### EXERCISE REQUIREMENTS:
Write the data below out exactly as it stands. Do not include the pictures.

'''

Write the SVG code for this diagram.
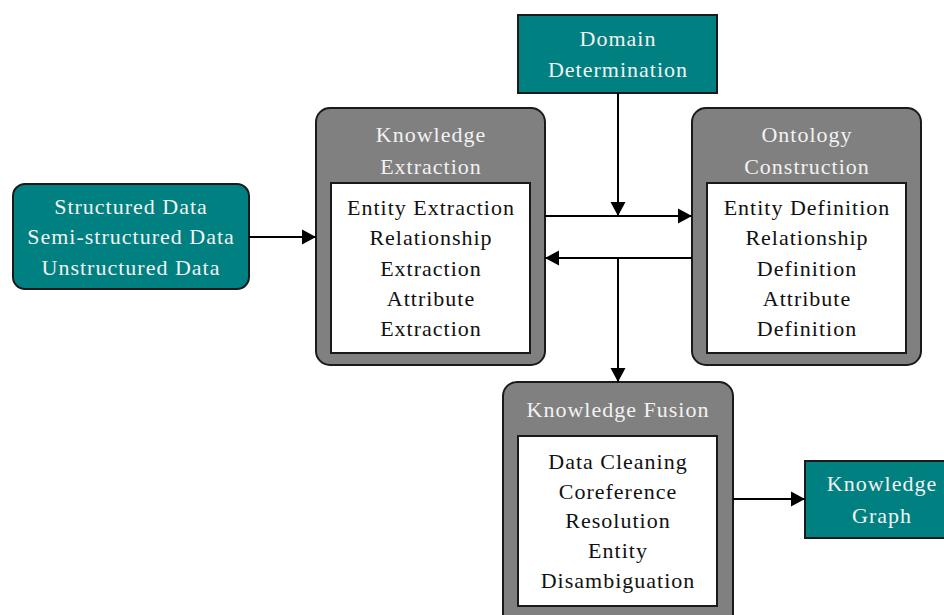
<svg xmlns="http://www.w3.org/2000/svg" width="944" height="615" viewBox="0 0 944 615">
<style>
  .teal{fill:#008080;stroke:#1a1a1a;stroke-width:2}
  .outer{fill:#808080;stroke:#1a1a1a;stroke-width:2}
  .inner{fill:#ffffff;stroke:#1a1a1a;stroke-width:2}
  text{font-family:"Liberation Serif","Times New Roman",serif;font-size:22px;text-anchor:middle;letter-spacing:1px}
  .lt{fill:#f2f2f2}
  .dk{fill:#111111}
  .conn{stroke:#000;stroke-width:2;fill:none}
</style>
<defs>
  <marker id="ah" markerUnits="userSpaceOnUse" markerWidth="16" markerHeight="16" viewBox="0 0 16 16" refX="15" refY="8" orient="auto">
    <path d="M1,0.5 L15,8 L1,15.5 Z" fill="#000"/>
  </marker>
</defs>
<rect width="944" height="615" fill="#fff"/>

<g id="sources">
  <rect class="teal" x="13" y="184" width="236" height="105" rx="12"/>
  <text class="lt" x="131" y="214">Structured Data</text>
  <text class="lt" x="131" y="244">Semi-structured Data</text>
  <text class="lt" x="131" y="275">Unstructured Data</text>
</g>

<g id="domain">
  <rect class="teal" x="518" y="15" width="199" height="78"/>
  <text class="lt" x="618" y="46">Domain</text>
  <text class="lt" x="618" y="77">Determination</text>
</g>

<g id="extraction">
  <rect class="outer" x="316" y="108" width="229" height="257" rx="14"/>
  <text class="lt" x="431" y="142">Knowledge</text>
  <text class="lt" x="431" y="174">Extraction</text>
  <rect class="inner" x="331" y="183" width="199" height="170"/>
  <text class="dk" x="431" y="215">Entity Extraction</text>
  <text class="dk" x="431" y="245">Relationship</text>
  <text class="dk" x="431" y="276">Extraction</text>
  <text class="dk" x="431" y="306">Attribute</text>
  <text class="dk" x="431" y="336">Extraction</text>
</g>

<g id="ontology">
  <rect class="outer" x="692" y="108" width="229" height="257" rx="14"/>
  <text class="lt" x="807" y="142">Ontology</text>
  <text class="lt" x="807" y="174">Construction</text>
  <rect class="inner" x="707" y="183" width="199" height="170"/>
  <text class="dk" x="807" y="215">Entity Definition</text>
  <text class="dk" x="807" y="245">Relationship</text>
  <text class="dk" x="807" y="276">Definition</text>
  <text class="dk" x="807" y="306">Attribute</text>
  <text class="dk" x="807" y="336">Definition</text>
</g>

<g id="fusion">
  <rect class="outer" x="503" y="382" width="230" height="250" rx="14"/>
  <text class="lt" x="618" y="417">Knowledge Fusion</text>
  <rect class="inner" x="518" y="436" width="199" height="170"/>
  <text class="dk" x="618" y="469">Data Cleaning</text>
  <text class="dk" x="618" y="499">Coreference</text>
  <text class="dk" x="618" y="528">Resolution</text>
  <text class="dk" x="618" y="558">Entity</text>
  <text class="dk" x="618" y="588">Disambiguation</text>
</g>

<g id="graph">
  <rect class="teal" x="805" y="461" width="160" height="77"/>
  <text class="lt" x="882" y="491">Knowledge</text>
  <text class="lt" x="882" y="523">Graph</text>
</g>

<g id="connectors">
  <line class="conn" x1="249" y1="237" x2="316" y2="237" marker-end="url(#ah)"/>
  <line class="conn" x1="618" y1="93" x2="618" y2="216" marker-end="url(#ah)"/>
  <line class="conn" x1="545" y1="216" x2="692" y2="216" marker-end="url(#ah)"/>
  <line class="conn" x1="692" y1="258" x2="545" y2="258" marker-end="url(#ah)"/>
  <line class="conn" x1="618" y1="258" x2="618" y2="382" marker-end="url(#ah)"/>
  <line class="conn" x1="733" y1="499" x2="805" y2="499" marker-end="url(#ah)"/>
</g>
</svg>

'''

### SOLUTION BELOW:
Write the SVG code for this diagram.
<svg xmlns="http://www.w3.org/2000/svg" width="944" height="615" viewBox="0 0 944 615">
<style>
  .teal{fill:#008080;stroke:#1a1a1a;stroke-width:2}
  .outer{fill:#808080;stroke:#1a1a1a;stroke-width:2}
  .inner{fill:#ffffff;stroke:#1a1a1a;stroke-width:2}
  text{font-family:"Liberation Serif","Times New Roman",serif;font-size:22px;text-anchor:middle;letter-spacing:1px}
  .lt{fill:#f2f2f2}
  .dk{fill:#111111}
  .conn{stroke:#000;stroke-width:2;fill:none}
</style>
<defs>
  <marker id="ah" markerUnits="userSpaceOnUse" markerWidth="16" markerHeight="16" viewBox="0 0 16 16" refX="15" refY="8" orient="auto">
    <path d="M1,0.5 L15,8 L1,15.5 Z" fill="#000"/>
  </marker>
</defs>
<rect width="944" height="615" fill="#fff"/>

<g id="sources">
  <rect class="teal" x="13" y="184" width="236" height="105" rx="12"/>
  <text class="lt" x="131" y="214">Structured Data</text>
  <text class="lt" x="131" y="244">Semi-structured Data</text>
  <text class="lt" x="131" y="275">Unstructured Data</text>
</g>

<g id="domain">
  <rect class="teal" x="518" y="15" width="199" height="78"/>
  <text class="lt" x="618" y="46">Domain</text>
  <text class="lt" x="618" y="77">Determination</text>
</g>

<g id="extraction">
  <rect class="outer" x="316" y="108" width="229" height="257" rx="14"/>
  <text class="lt" x="431" y="142">Knowledge</text>
  <text class="lt" x="431" y="174">Extraction</text>
  <rect class="inner" x="331" y="183" width="199" height="170"/>
  <text class="dk" x="431" y="215">Entity Extraction</text>
  <text class="dk" x="431" y="245">Relationship</text>
  <text class="dk" x="431" y="276">Extraction</text>
  <text class="dk" x="431" y="306">Attribute</text>
  <text class="dk" x="431" y="336">Extraction</text>
</g>

<g id="ontology">
  <rect class="outer" x="692" y="108" width="229" height="257" rx="14"/>
  <text class="lt" x="807" y="142">Ontology</text>
  <text class="lt" x="807" y="174">Construction</text>
  <rect class="inner" x="707" y="183" width="199" height="170"/>
  <text class="dk" x="807" y="215">Entity Definition</text>
  <text class="dk" x="807" y="245">Relationship</text>
  <text class="dk" x="807" y="276">Definition</text>
  <text class="dk" x="807" y="306">Attribute</text>
  <text class="dk" x="807" y="336">Definition</text>
</g>

<g id="fusion">
  <rect class="outer" x="503" y="382" width="230" height="250" rx="14"/>
  <text class="lt" x="618" y="417">Knowledge Fusion</text>
  <rect class="inner" x="518" y="436" width="199" height="170"/>
  <text class="dk" x="618" y="469">Data Cleaning</text>
  <text class="dk" x="618" y="499">Coreference</text>
  <text class="dk" x="618" y="528">Resolution</text>
  <text class="dk" x="618" y="558">Entity</text>
  <text class="dk" x="618" y="588">Disambiguation</text>
</g>

<g id="graph">
  <rect class="teal" x="805" y="461" width="160" height="77"/>
  <text class="lt" x="882" y="491">Knowledge</text>
  <text class="lt" x="882" y="523">Graph</text>
</g>

<g id="connectors">
  <line class="conn" x1="249" y1="237" x2="316" y2="237" marker-end="url(#ah)"/>
  <line class="conn" x1="618" y1="93" x2="618" y2="216" marker-end="url(#ah)"/>
  <line class="conn" x1="545" y1="216" x2="692" y2="216" marker-end="url(#ah)"/>
  <line class="conn" x1="692" y1="258" x2="545" y2="258" marker-end="url(#ah)"/>
  <line class="conn" x1="618" y1="258" x2="618" y2="382" marker-end="url(#ah)"/>
  <line class="conn" x1="733" y1="499" x2="805" y2="499" marker-end="url(#ah)"/>
</g>
</svg>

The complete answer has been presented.